THE EXERCISE —
Copy out the material below in full, but not its images.

DATA EXTRACT —
------

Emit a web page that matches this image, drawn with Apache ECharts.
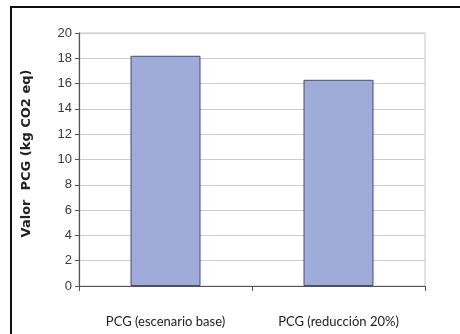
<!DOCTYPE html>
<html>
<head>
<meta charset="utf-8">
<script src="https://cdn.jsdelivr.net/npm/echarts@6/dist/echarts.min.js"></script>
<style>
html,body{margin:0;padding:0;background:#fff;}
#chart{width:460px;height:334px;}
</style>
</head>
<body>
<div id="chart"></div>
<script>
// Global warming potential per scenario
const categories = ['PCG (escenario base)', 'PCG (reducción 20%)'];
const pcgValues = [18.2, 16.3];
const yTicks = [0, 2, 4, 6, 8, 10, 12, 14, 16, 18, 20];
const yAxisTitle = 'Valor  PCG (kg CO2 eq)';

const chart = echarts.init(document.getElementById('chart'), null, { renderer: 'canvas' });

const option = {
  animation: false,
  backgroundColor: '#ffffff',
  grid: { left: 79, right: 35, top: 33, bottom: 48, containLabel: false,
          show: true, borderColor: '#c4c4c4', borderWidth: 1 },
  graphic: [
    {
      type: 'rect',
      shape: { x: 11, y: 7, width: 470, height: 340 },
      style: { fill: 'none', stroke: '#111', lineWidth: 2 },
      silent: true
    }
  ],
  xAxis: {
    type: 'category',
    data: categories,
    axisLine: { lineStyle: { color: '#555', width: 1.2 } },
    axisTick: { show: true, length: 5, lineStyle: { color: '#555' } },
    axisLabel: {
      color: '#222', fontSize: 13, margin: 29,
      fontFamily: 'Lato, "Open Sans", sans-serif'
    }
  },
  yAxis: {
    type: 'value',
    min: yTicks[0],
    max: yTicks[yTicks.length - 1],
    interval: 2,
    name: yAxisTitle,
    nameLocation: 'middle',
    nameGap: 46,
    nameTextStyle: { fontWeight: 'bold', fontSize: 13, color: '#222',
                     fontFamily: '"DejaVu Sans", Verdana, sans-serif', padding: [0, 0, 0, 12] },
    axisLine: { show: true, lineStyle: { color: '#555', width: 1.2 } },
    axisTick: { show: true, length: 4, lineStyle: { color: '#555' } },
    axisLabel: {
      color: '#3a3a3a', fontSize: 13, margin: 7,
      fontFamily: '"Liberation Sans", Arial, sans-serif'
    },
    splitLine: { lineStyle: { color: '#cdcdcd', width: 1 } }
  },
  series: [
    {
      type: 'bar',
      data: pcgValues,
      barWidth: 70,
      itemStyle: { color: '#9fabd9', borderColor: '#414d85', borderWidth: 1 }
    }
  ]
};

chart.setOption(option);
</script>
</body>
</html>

------

OUTPUT OF THE TASK —
Emit a web page that matches this image, drawn with Apache ECharts.
<!DOCTYPE html>
<html>
<head>
<meta charset="utf-8">
<script src="https://cdn.jsdelivr.net/npm/echarts@6/dist/echarts.min.js"></script>
<style>
html,body{margin:0;padding:0;background:#fff;}
#chart{width:460px;height:334px;}
</style>
</head>
<body>
<div id="chart"></div>
<script>
// Global warming potential per scenario
const categories = ['PCG (escenario base)', 'PCG (reducción 20%)'];
const pcgValues = [18.2, 16.3];
const yTicks = [0, 2, 4, 6, 8, 10, 12, 14, 16, 18, 20];
const yAxisTitle = 'Valor  PCG (kg CO2 eq)';

const chart = echarts.init(document.getElementById('chart'), null, { renderer: 'canvas' });

const option = {
  animation: false,
  backgroundColor: '#ffffff',
  grid: { left: 79, right: 35, top: 33, bottom: 48, containLabel: false,
          show: true, borderColor: '#c4c4c4', borderWidth: 1 },
  graphic: [
    {
      type: 'rect',
      shape: { x: 11, y: 7, width: 470, height: 340 },
      style: { fill: 'none', stroke: '#111', lineWidth: 2 },
      silent: true
    }
  ],
  xAxis: {
    type: 'category',
    data: categories,
    axisLine: { lineStyle: { color: '#555', width: 1.2 } },
    axisTick: { show: true, length: 5, lineStyle: { color: '#555' } },
    axisLabel: {
      color: '#222', fontSize: 13, margin: 29,
      fontFamily: 'Lato, "Open Sans", sans-serif'
    }
  },
  yAxis: {
    type: 'value',
    min: yTicks[0],
    max: yTicks[yTicks.length - 1],
    interval: 2,
    name: yAxisTitle,
    nameLocation: 'middle',
    nameGap: 46,
    nameTextStyle: { fontWeight: 'bold', fontSize: 13, color: '#222',
                     fontFamily: '"DejaVu Sans", Verdana, sans-serif', padding: [0, 0, 0, 12] },
    axisLine: { show: true, lineStyle: { color: '#555', width: 1.2 } },
    axisTick: { show: true, length: 4, lineStyle: { color: '#555' } },
    axisLabel: {
      color: '#3a3a3a', fontSize: 13, margin: 7,
      fontFamily: '"Liberation Sans", Arial, sans-serif'
    },
    splitLine: { lineStyle: { color: '#cdcdcd', width: 1 } }
  },
  series: [
    {
      type: 'bar',
      data: pcgValues,
      barWidth: 70,
      itemStyle: { color: '#9fabd9', borderColor: '#414d85', borderWidth: 1 }
    }
  ]
};

chart.setOption(option);
</script>
</body>
</html>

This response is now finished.